For query performance, we executed X queries randomly every 10-60 milliseconds. We ran two tests using queries with different levels of complexity:

  • Query 1: Simple query on a few fields of data. Dataset size of ~700K records and 2.5 GB.
  • Query 2: Complex query that expands arrays into several rows using an unnest function. Data is filtered on the unnested fields. Two datasets were joined together: one dataset had 700K rows and 2.5 GB, the other dataset had 650K rows and 3GB.

We again ran the tests on a Rockset medium virtual instance with 8 vCPU of compute and 64 GiB of memory.


Query performance of a simple query on a few fields of data. Query was run on a Rockset virtual instance with 8 vCPU and 64 GB RAM.
Query performance of a simple query on a few fields of data. Query was run on a Rockset virtual instance with 8 vCPU and 64 GB RAM.

Query performance of a complex unnest query. Query was run on a Rockset virtual instance with 8 vCPU and 64 GB RAM.
Query performance of a complex unnest query. Query was run on a Rockset virtual instance with 8 vCPU and 64 GB RAM.

Rockset was able to deliver query response times in the range of double-digit milliseconds, even when handling workloads with high levels of concurrency.

To determine if Rockset can scale linearly, we evaluated query performance on a small virtual instance, which had 4vCPU of compute and 32 GiB of memory, against the medium virtual instance.

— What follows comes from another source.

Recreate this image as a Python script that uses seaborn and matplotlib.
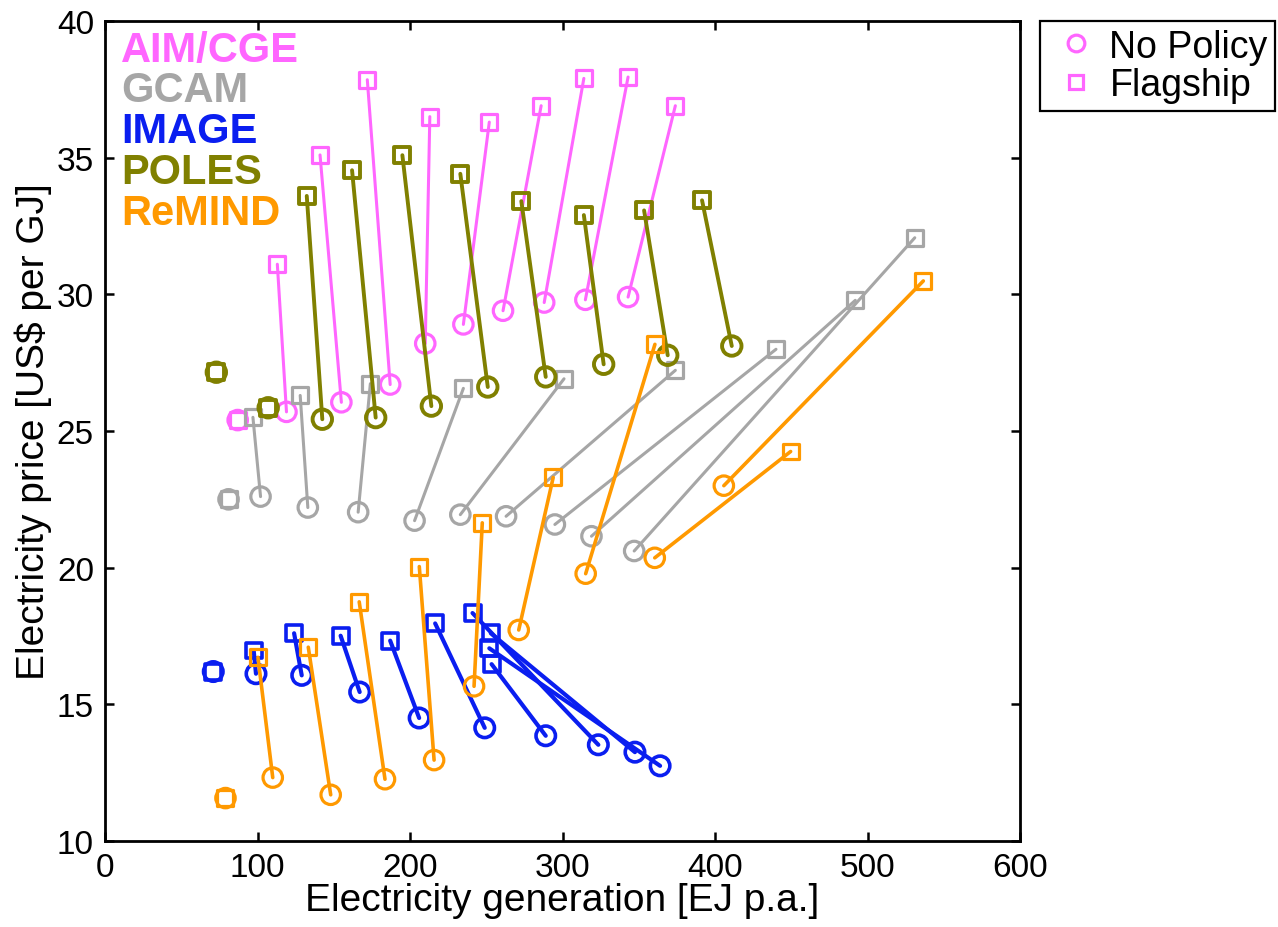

The results showed that the medium virtual instance reduced query latency by a factor of 1.6x for the first query and 4.5x for the second query, suggesting that Rockset can scale efficiently for our workload.

We liked that Rockset achieved predictable query performance, clustered within 40% and 20% of the average, and that queries consistently delivered in double-digit milliseconds; this fast query response time is essential to our user experience.

Conclusion

We’re currently phasing real-time clinical trial monitoring into production as the new operational data hub for clinical teams. We have been blown away by the speed of Rockset and its ability to support complex filters, joins, and aggregations. Rockset achieves double-digit millisecond latency queries and can scale ingest to support real-time updates, inserts and deletes from DynamoDB.

Unlike OpenSearch, which required manual interventions to achieve optimal performance, Rockset has proven to require minimal operational effort on our part. Scaling up our operations to accommodate larger virtual instances and more clinical sponsors happens with just a simple push of a button.

Over the next year, we’re excited to roll out the real-time study participant monitoring to all customers and continue our leadership in the digital transformation of clinical trials.